We reached the airport and he promised to come pick us up on Monday at 1:30 AM which is when our flight back from Vegas was (damn Expedia). I tipped him 20% and he actually gave me back a couple of bucks and said, "Too much. Your mum, she reminds me of my mum." After that ultimate Bollywood ishtyle line, I had no option but to take it back sheepishly.

We land, half an hour late on Monday early AM, wondering if the cab was waiting. Yes, he was and this time he carries out our carry-on from inside the terminal to his cab in the rain, pays for parking and refuses any tip (or even for parking) over and above the flat rate the cab company normally charges. "This is a ride for you mum, yes." And he drives away. And I ponder how my cabby experiences in this country are pretty good normally.

Memorable ones: the cabby in Manhattan who wouldn't take any money from me, when excited by his speaking in Bangla on his cell I just had to ask, "Dada, apni Bangali?" The very next day, I heard another cabby talk in Bangla on his cell but was very very careful to not talk to him in Bengali. On reaching my destination, he says, "Apni Bangali, na?" with a huge smile and refuses the fare. [Digression: Am I THAT obviously Bangali??] I was embarassed and humbled. Not that it ever happened to me again. The one in Chicago who had managed a large car dealership before he became schizophrenic and his wife left him. The one in Vegas who was from Romania, whose best friend was of Indian origin from Guyana (apparently brother to Shakira Caine!) and he had kicked a gambling habit and moved to Vegas (the irony!!).
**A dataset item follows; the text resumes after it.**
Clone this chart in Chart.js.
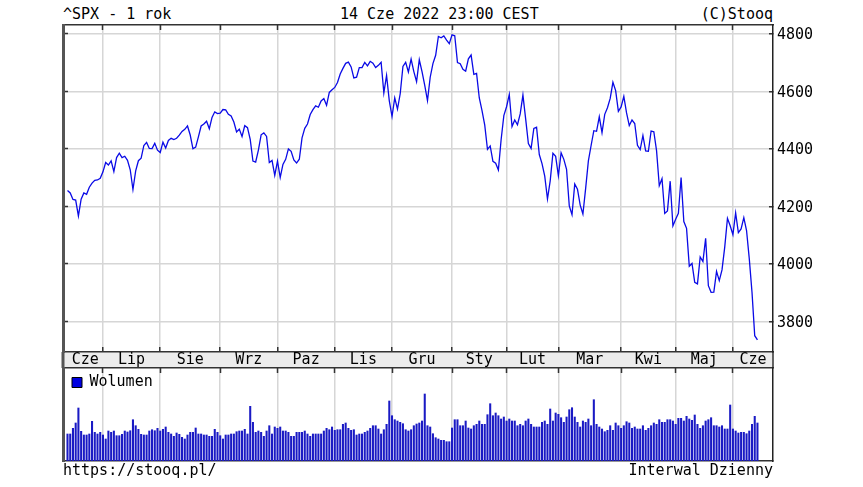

On the other hand my friend G, who was my roommate in Evanston, kept bumping into cabbies (and also the janitor in our school) who wanted her to marry (or at least meet) their sons (er one at a time of course) who were inevitably "doctors in California". Is there a moral here somewhere?

Friday, April 14, 2006

Run run run

I am off to Sin City this weekend, albeit with Ma, which would tend to repress any partying instincts I may have. But I don't. Or at least I wouldn't report it if I did. So...

The weather Gods had better not think that I am going to praise the sunny skies and the desultory, with-their-hearts-not-in-it kind of rain and all around happier weather, just so They could zap me with a flash flood or two and go "Muahahaha" behind my back. Nope. I have fingers crossed and my mind quite quite off of the weather. Now that I think of it its a bit like watching the Indian cricket team actually!

In other news one has been to a fabulous little Moroccan hole in the wall caled Tajine in the city and one is bowled over by the fact that it is flavorful yet mild yet oh so good. Mmmmm lamb. Oh and I am so getting the beet salad next time.

Monday, April 03, 2006

Buzzing in my ears

Boredom, ennui and so on and so forth. Essentially life feels grey, like the unending cloud-filled grey that the bay area sky is these days. Blah.

Exciting news - well none. I have been actively avoiding human contact or any kind of social activity and taking perverse delight in my "victimhood".

No more though: have taken matters into my own hands (actually Cece's hands but thats nit-picking) and I am getting a haircut tonight. And as for tomorrow, well tomorrow is the first of my intermediate Thai cooking classes. Thank God for Panang curry!